Martin McCallion’s review published on Letterboxd:
I liked this a lot more than I expected to. When I saw the trailer (I think back in December, when we saw Knives Out) I was a bit freaked out by it. What’s this, you’ve got a film about a kid in the Hitler Youth, with Hitler as a character, and they seem to be playing it for comedy? This looks well dodgy.
My kids knew it was by Taika Waititi , though, and that seemed to make it likely to be OK? I dunno, but eventually I decided to give it a chance.

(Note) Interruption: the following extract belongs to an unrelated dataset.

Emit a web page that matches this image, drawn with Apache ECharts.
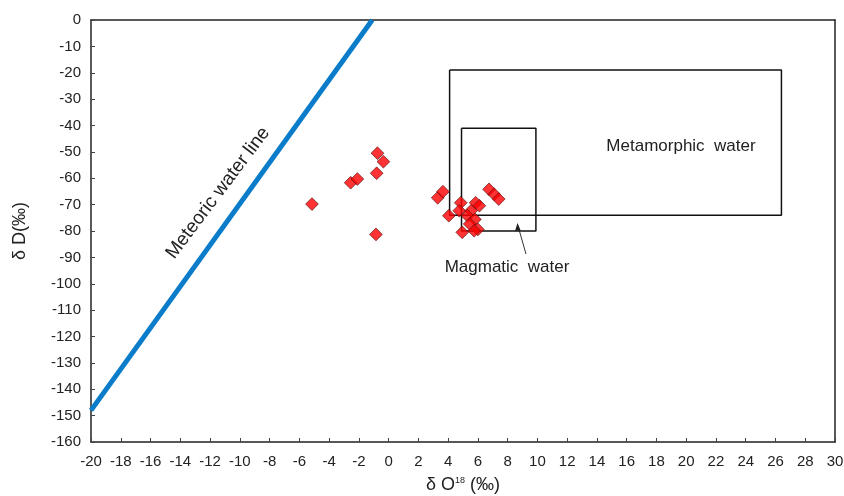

And it turns out to be really good. A sweet film in many ways, though with plenty of menace and darkness, as you'd expect from where and when it's set -- which is an unnamed German town or city in the dying days of the Second World War. Waititi himself plays Hitler, who is not in fact the real one, but an imaginary friend that lets Jojo, the ten-year-old title character, talk to someone about the things he can't talk to anyone else about.
So I enjoyed it, but I can't help asking: why did he choose to make this film? Why that story, why now? It's based on a novel, Caging Skies by Christine Leunens. But Wikipedia's description of it as "the internationally bestselling Hitler Youth novel" leaves me none the wiser.
Not, of course, that there has to be a specific reason for a creator to make something. And it's far from the first comedy about Hitler or the Nazis. But there's just something about the idea of it -- not the actuality -- that leaves me a little uncomfortable, in a way that The Great Dictator or The Producers didn't.